Vicki's Right - and well thought out...
The Chinese have a different but similar problem.. Their pictographs originally were sposed to be ideographic - compound ideas to represent more difficult concepts, etc..
The problem was that Han Chinese was only one of hundreds of varied dialects that developed over the millenia (Chinas a huge place). To make a long story short, Chinese today is a combination of ideographic, phonetic (horse+female means mother as horse indicates a "ma" sound.) deflective ( ideographs one step removed etc.) and lastly there are pictures that represent things that noone can figure out how and why the hell they got that way. :)
As [[ethnoconvergence]] continues at its speedy rate - the notions of holding onto traditional ways of doing things should simply be left to happen, But this wont happen - it will cause people to get pissy and wars will happen and thats what sucks about humanity.
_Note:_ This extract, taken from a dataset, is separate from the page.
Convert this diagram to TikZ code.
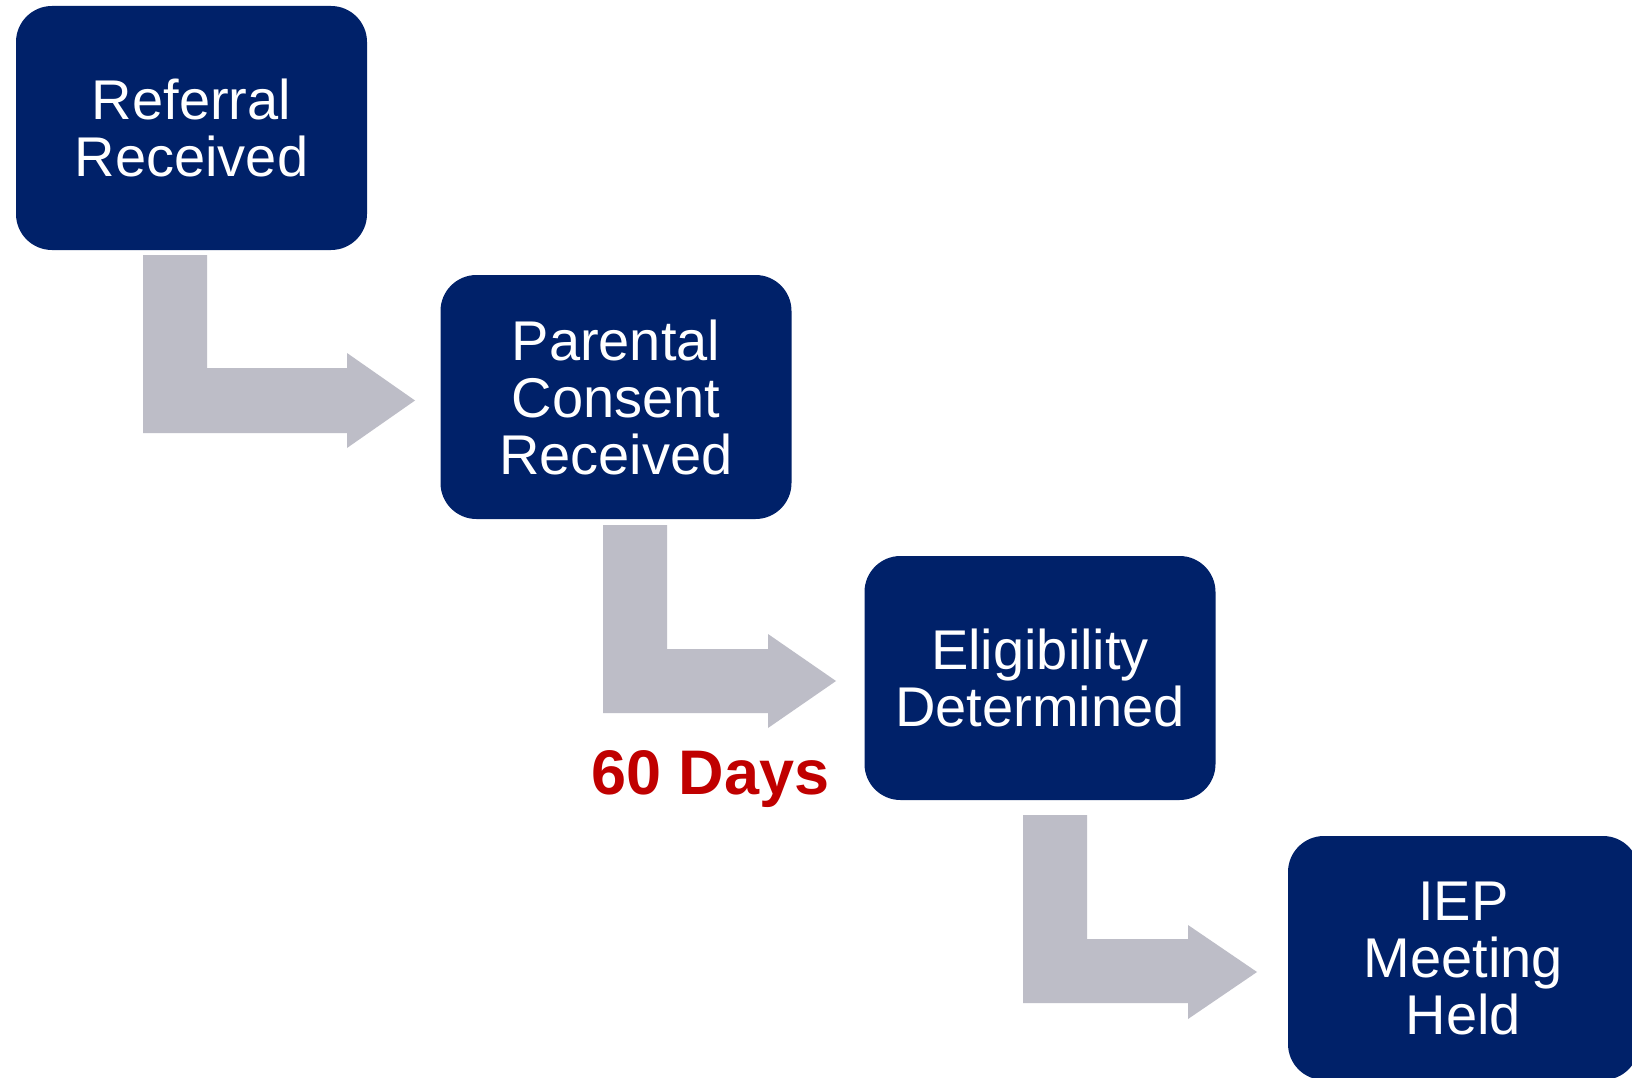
\documentclass[tikz,border=0pt]{standalone}
\usepackage{fontspec}
\setmainfont{Liberation Sans}
\definecolor{navy}{HTML}{002169}
\definecolor{arrowgray}{HTML}{BDBDC7}
\definecolor{dayred}{HTML}{C00000}
\begin{document}
\begin{tikzpicture}[x=1pt,y=-1pt,
  stepbox/.style={fill=navy, rounded corners=36pt, minimum width=351pt, minimum height=244pt,
    text=white, align=center, font=\fontsize{56}{57}\selectfont, inner sep=0pt},
  bentarrow/.style={fill=arrowgray}]
\useasboundingbox (0,0) rectangle (1632,1078);
\clip (0,0) rectangle (1632,1078);
\fill[white] (0,0) rectangle (1632,1078);
% boxes
\node[stepbox] (referral) at (191.5,128) {Referral\\Received};
\node[stepbox] (consent) at (616,397) {Parental\\Consent\\Received};
\node[stepbox] (eligibility) at (1040,678) {Eligibility\\Determined};
\node[stepbox] (iep) at (1463.5,958) {IEP\\Meeting\\Held};
% bent arrows
\fill[bentarrow] (143,255) -- (207,255) -- (207,368) -- (347,368) -- (347,353) -- (415,400.5)
  -- (347,448) -- (347,433) -- (143,433) -- cycle;
\fill[bentarrow] (603,525) -- (667,525) -- (667,649) -- (768,649) -- (768,634) -- (836,681)
  -- (768,728) -- (768,713) -- (603,713) -- cycle;
\fill[bentarrow] (1023,815) -- (1087,815) -- (1087,939) -- (1188,939) -- (1188,925) -- (1257,972)
  -- (1188,1019) -- (1188,1003) -- (1023,1003) -- cycle;
% label
\node[anchor=base, text=dayred, font=\fontsize{63}{65}\selectfont\bfseries, inner sep=0pt] (days) at (710.5,794) {60 Days};
\end{tikzpicture}
\end{document}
Funny I just read a little piece about this in a well known graphic novel - (email for the torrent file - clear a cd worth of disk.)
But Vicki hits it. I think the answer (in part) is a pure ideographic system - based on the thousands of years development of Han gi (Kanji). This could cross boundaries and be language independent. And yes, Daniel, I would be more than glad to correspond with you on developing this idea further. Get a trial copy of FlashMX - and email me.
WikiLovin to all :) -SM
The problem with phonetic spelling is, always, whose dialect? The Texan
one
that Molly Ivins renders by spelling business "bidness"? New York, with our wondrous mix of four centuries of languages and accents? Glaswegian? A friend of mine was greatly confused when someone told her that "The mile is on strike"--she wondered what that meant, and whether they could use kilometers instead, before realizing that while she'd heard "mile", her Australian friend had meant "mail."
As for making English easier, the language has the momentum of a billion speakers. Efforts at standardizing on any simplified English have fallen down
because
people want the flexibility they get from wide vocabulary (which is not unique to English--the same problem would emerge in trying to standardize and simplify any living language).
Making individual articles, paragraphs, and sentences clearer and easier
to
read is a worthwhile task. It's one of the ways I make my living. And it can't be reduced to a formula.